Landmark case undermines territorial rights trade

A ruling by Europe’s highest court on a U.K. sports rights case has the potential to undermine the international TV and independent film production and sales biz.

The court found that British pub owner Karen Murphy was within her rights when, five years ago, she started using Greek satellite TV provider Nova’s decoder to show Premier League soccer to her customers, rather than News Corp. paybox BSkyB’s more expensive Sky Sports service.

Sky paid $1.54 billion for exclusive U.K. rights to the matches but, crucially, the court decreed Tuesday that the sale of rights on a country-by-country basis broke EU law.

The implications of the decision are still unclear, but could effectively undercut the way that content is funded in Europe.

“We finance our productions by selling rights on a territory-by-territory basis, a strategy that … only works if it is exclusive,” said Stephen Garrett, chairman of Kudos Film and TV and exec chairman of Shine Pictures, in an interview with London’s Times newspaper.

“An episode of ‘Spooks’ (aka ‘MI-5’) costs around £1 million ($1.54 million) to produce and employs hundreds of people.
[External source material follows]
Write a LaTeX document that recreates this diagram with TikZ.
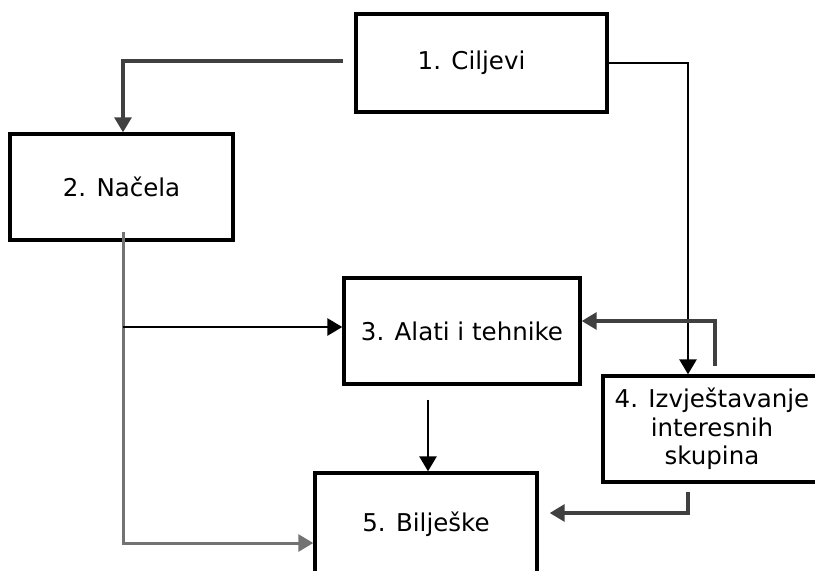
\documentclass[tikz,border=0pt]{standalone}
\usepackage{fontspec}
\setmainfont{DejaVu Sans}
\usetikzlibrary{arrows.meta}
\begin{document}
\begin{tikzpicture}[x=1pt,y=-1pt,
  box/.style={draw=black,line width=3.4pt,rectangle,inner sep=0pt,align=center,
    font=\fontsize{24.5}{28.5}\selectfont},
  conn/.style={line width=2.9pt,draw=black},
  tip/.style={-{Triangle[length=15pt,width=17pt]}},
  greyconn/.style={line width=3pt,draw=black!55},
  darkconn/.style={line width=3.2pt,draw=black!75}]
\useasboundingbox (0,0) rectangle (815,571);
\node[box,minimum width=251pt,minimum height=98pt] (b1) at (481.5,63) {\hspace*{-20pt}1. Ciljevi};
\node[box,minimum width=223pt,minimum height=106pt] (b2) at (121.5,187) {2. Načela};
\node[box,minimum width=236pt,minimum height=106pt] (b3) at (462,331) {3. Alati i tehnike};
\node[box,minimum width=218pt,minimum height=106pt] (b4) at (712,429) {4. Izvještavanje\\interesnih\\skupina};
\node[box,minimum width=222pt,minimum height=102pt] (b5) at (426,524) {5. Bilješke};
\coordinate (b3in) at ([yshift=4pt]b3.west);
% connectors
\draw[darkconn,tip] ([xshift=-11pt,yshift=2pt]b1.west) -| ([xshift=1.5pt]b2.north);
\draw[conn,tip] (b1.east) -| ([xshift=-24pt]b4.north);
\draw[greyconn,tip] ([xshift=1.5pt,yshift=10pt]b2.south) |- ([yshift=-19pt]b5.west);
\draw[conn,tip] ([xshift=1.5pt]b2.south |- b3in) -- (b3in);
\draw[conn,tip] ([xshift=-34pt,yshift=-14pt]b3.south) -- ([xshift=2pt]b5.north);
\draw[darkconn,tip] ([xshift=3pt,yshift=8pt]b4.north) |- ([yshift=10pt]b3.east);
\draw[darkconn,tip] ([xshift=-24pt,yshift=-8pt]b4.south) |- ([xshift=11pt,yshift=11pt]b5.east);
\end{tikzpicture}
\end{document}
High-quality entertainment is not cheap, and as a producer, Kudos has effectively to mortgage these territorial rights to secure the upfront funding to make the show in the first place.

The incentive for broadcasters to buy is the guarantee that they will be the only one airing the show, which means maximum ratings and advertising revenues, Garrett said. “Without (that guarantee), why would they bother to invest?”

Garrett added that the ruling could see smaller companies squeezed out of the market.

“Broadcasters would (be) forced to buy more rights than they need to secure the ones that they really want,” he said, “creating a fictitious and fundamentally unsustainable market for unwanted rights. Only the biggest broadcasters could afford to play such a game, fueling concentration detrimental to media pluralism and competition, he added.

Movies that are released in specific windows in each country due to exclusive territorial licensing could see that distribution structure erased on television under the ruling.